Questions: Effective Potential in Central Force Motion
5 questions to test your understanding
Score: 0 / 5
Question 1 Multiple Choice
For a particle moving under gravity with nonzero angular momentum, what happens to the radial motion as r → 0?
AThe particle spirals into the center because gravity is attractive
BThe centrifugal barrier L²/(2mr²) grows without bound, making small r energetically inaccessible
CThe particle oscillates through the origin in harmonic motion
DNothing special happens — radial motion continues unchanged toward smaller r
The centrifugal barrier term L²/(2mr²) grows as r → 0 (like 1/r²), which is stronger than the gravitational attraction −GMm/r.
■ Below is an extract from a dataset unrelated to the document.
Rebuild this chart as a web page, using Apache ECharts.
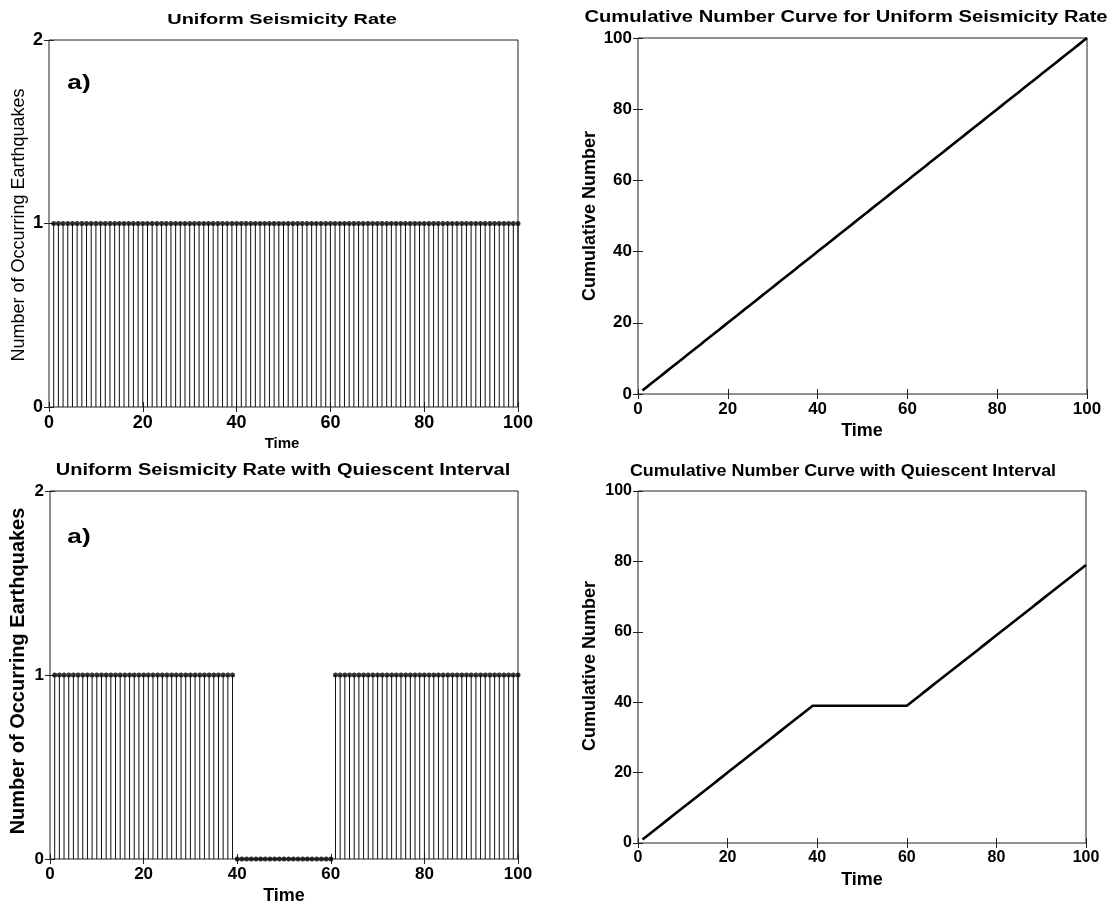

For any nonzero angular momentum, the effective potential diverges to +∞ at small r, creating an energetically forbidden region near the origin. This is why planets do not spiral into the Sun despite gravity being attractive: angular momentum prevents radial collapse. Only if L = 0 (purely radial motion) does the particle actually reach r = 0.
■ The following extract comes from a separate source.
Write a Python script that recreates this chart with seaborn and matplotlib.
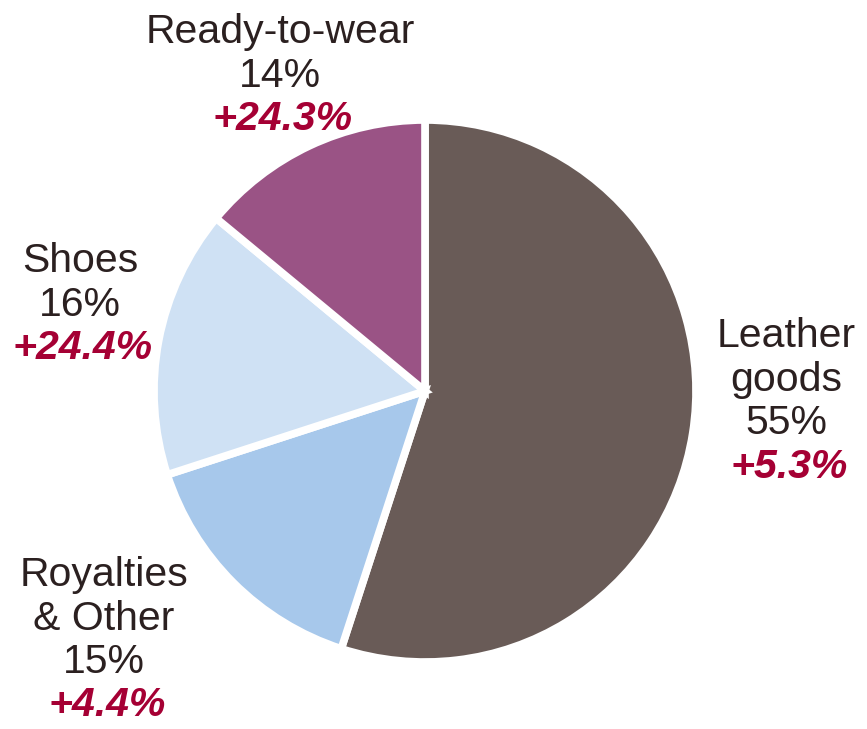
import matplotlib
matplotlib.use("Agg")
import matplotlib.pyplot as plt
import seaborn as sns

sns.set_theme(style="white")
plt.rcParams['font.family'] = ['Liberation Sans', 'DejaVu Sans']

categories = ["Leather goods", "Royalties & Other", "Shoes", "Ready-to-wear"]
shares = [55, 15, 16, 14]
growth = ["+5.3%", "+4.4%", "+24.4%", "+24.3%"]
name_lines = [["Leather", "goods"], ["Royalties", "& Other"], ["Shoes"], ["Ready-to-wear"]]
colors = ["#695b57", "#a7c8eb", "#cfe1f4", "#9a5385"]

W, H = 867, 729
fig = plt.figure(figsize=(W / 100, H / 100), dpi=100)
ax = fig.add_axes([0, 0, 1, 1])

cx, cy, r = 425, H - 391, 271
ax.pie(shares, colors=colors, startangle=90, counterclock=False,
       center=(cx, cy), radius=r,
       wedgeprops=dict(edgecolor="white", linewidth=5.5))
ax.set_xlim(0, W)
ax.set_ylim(0, H)
ax.set_aspect("equal")
ax.axis("off")

text_color = "#2b2020"
red = "#a50034"
fs = 29.5
anchors = {
    "Leather goods": (786, 347),
    "Royalties & Other": (104, 586),
    "Shoes": (80, 272),
    "Ready-to-wear": (280, 43),
}
step = 43.5
for cat, sh, g, lines in zip(categories, shares, growth, name_lines):
    x, y0 = anchors[cat]
    all_lines = lines + [f"{sh}%"]
    for i, ln in enumerate(all_lines):
        ax.text(x, H - (y0 + i * step), ln, ha="center", va="baseline",
                fontsize=fs, color=text_color)
    ax.text(x + 3, H - (y0 + len(all_lines) * step), g, ha="center", va="baseline",
            fontsize=fs, color=red, fontweight="bold", fontstyle="italic")

fig.savefig("out.png", dpi=100, facecolor="white")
Question 2 Multiple Choice
A particle moving in a gravitational potential has total energy E = U_eff(r_min), where r_min is the location of the minimum of the effective potential. What kind of orbit does this describe?
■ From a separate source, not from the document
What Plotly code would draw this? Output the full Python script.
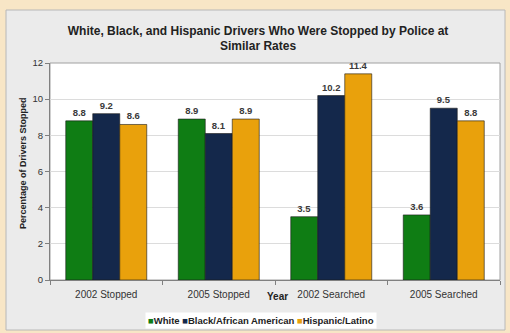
import plotly.graph_objects as go

categories = ["2002 Stopped", "2005 Stopped", "2002 Searched", "2005 Searched"]
white = [8.8, 8.9, 3.5, 3.6]
black = [9.2, 8.1, 10.2, 9.5]
hispanic = [8.6, 8.9, 11.4, 8.8]
series_names = ["White", "Black/African American", "Hispanic/Latino"]
colors = ["#0f7d14", "#14284b", "#e9a10c"]

W, H = 510, 333
L, R, T, B = 50, 10, 63, 53
pw, ph = W - L - R, H - T - B

def px2x(px):
    return (px - L) / pw

def py2y(py):
    return (H - B - py) / ph

font = "Arial, Liberation Sans, sans-serif"

fig = go.Figure()
for name, vals, col in zip(series_names, [white, black, hispanic], colors):
    fig.add_trace(go.Bar(
        x=categories, y=vals, name=name,
        marker=dict(color=col, line=dict(color="#1a1a1a", width=0.6)),
        texttemplate="<b>%{y:.1f}</b>", textposition="outside",
        textfont=dict(family=font, size=9.5, color="#3a3a3a"),
        cliponaxis=False, showlegend=False,
    ))

fig.update_layout(
    width=W, height=H,
    margin=dict(l=L, r=R, t=T, b=B),
    paper_bgcolor="#f8e6c6",
    plot_bgcolor="rgba(0,0,0,0)",
    barmode="group", bargap=0.28, bargroupgap=0,
    font=dict(family=font, size=9, color="#333333"),
    title=dict(
        text="<b>White, Black, and Hispanic Drivers Who Were Stopped by Police at<br>Similar Rates</b>",
        x=0.506, xref="container", xanchor="center",
        y=1 - 34.5 / H, yref="container", yanchor="middle",
        font=dict(family=font, size=12, color="#222222"),
    ),
    xaxis=dict(
        showgrid=False, showline=True, linecolor="#808080", linewidth=1,
        ticks="outside", tickson="boundaries", ticklen=4, tickcolor="#808080",
        tickfont=dict(size=10, color="#333333"), ticklabelstandoff=5,
    ),
    yaxis=dict(
        range=[0, 12], dtick=2, showgrid=True, gridcolor="#dcdcdc", gridwidth=1,
        showline=True, linecolor="#808080", linewidth=1, ticks="outside",
        ticklen=4, tickcolor="#808080", zeroline=False,
        tickfont=dict(size=9.5, color="#333333"),
    ),
    showlegend=False,
)

# Gray chart panel and white plot area
fig.add_shape(type="rect", xref="paper", yref="paper",
              x0=px2x(6), x1=px2x(505), y0=py2y(330), y1=py2y(10),
              fillcolor="#ebebeb", line=dict(color="#b8b8b8", width=1), layer="below")
fig.add_shape(type="rect", xref="paper", yref="paper",
              x0=0, x1=1, y0=0, y1=1,
              fillcolor="#ffffff", line=dict(color="#a0a0a0", width=1), layer="below")

# Y axis title
fig.add_annotation(text="<b>Percentage of Drivers Stopped</b>", xref="paper", yref="paper",
                   x=px2x(23), y=py2y(163), xanchor="center", yanchor="middle",
                   textangle=-90, showarrow=False,
                   font=dict(family=font, size=9, color="#222222"))

fig.add_annotation(text="<b>Year</b>", xref="paper", yref="paper",
                   x=px2x(277), y=py2y(296), xanchor="center", yanchor="middle",
                   showarrow=False,
                   font=dict(family=font, size=10, color="#222222"))

# Legend (compact, as in the reference)
legend_text = " ".join(
    f"<span style='color:{c}'>■</span>{n}" for n, c in zip(series_names, colors)
)
fig.add_annotation(text=f"<b>{legend_text}</b>", xref="paper", yref="paper",
                   x=px2x(261), y=py2y(320), xanchor="center", yanchor="middle",
                   showarrow=False, bgcolor="#ffffff", borderpad=2,
                   font=dict(family=font, size=9.5, color="#222222"))

fig.write_html("out.html")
AA hyperbolic orbit — the particle has enough energy to escape
BAn elliptical orbit — the particle oscillates between two turning points
CA circular orbit — the particle moves at constant radius
DA parabolic orbit — the particle just barely escapes to infinity
The minimum of U_eff is the point where dU_eff/dr = 0 — where centrifugal and gravitational forces balance, so the net radial force is zero. If E exactly equals U_eff at this minimum, the horizontal energy line just touches the curve; there is only one radial position the particle can occupy, meaning r is constant. That is a circular orbit. For E slightly above the minimum, there are two turning points and the orbit is elliptical. For E ≥ 0, there is one turning point at large r and the orbit is hyperbolic or parabolic.
Question 3 True / False
The effective potential U_eff = U(r) + L²/(2mr²) represents a real physical force acting on the particle in addition to the central force.
TTrue
FFalse
Answer: False
The centrifugal barrier L²/(2mr²) is not a real force — it is a mathematical artifact of using conservation of angular momentum to eliminate the tangential velocity and reduce the problem to one radial dimension. The particle is subject only to the actual central force (e.g., gravity). The effective potential is a computational tool that encodes all r-dependent physics, not a new physical interaction.
Question 4 True / False
If angular momentum L doubles while total energy E stays the same, a gravitationally bound orbit will become more tightly bound (smaller semi-major axis).
TTrue
FFalse
Answer: False
Doubling L raises the centrifugal barrier everywhere, lifting the entire effective potential curve and shifting its minimum to a larger radius. If E is held fixed, the inner turning point moves outward (the barrier pushes the particle away from the center), resulting in a more extended orbit, not a more compact one. More angular momentum generally means a wider, less tightly bound orbit shape.
Question 5 Short Answer
Explain how the effective potential reduces a two-dimensional orbital problem to a one-dimensional problem, and what physical insight this reveals about orbit types.
Think about your answer, then reveal below.
Model answer: Conservation of angular momentum (L = mr²ω) lets us write the tangential kinetic energy ½mr²ω² as L²/(2mr²), a function of r alone. Adding this to U(r) gives U_eff(r) = U(r) + L²/(2mr²). The total energy equation becomes E = ½m(dr/dt)² + U_eff(r) — identical in form to a 1D particle in potential U_eff. Plotting U_eff versus r and drawing a horizontal line at energy E immediately reveals the orbit type: two intersections mean elliptical, one tangent at the minimum means circular, one intersection at large r means hyperbolic.
The key is that angular momentum conservation removes one degree of freedom exactly. The angular coordinate θ is hidden inside the constant L, so only r needs tracking. Orbit classification becomes a graphical exercise rather than a differential-equations problem — a major analytical payoff from identifying the right conserved quantity.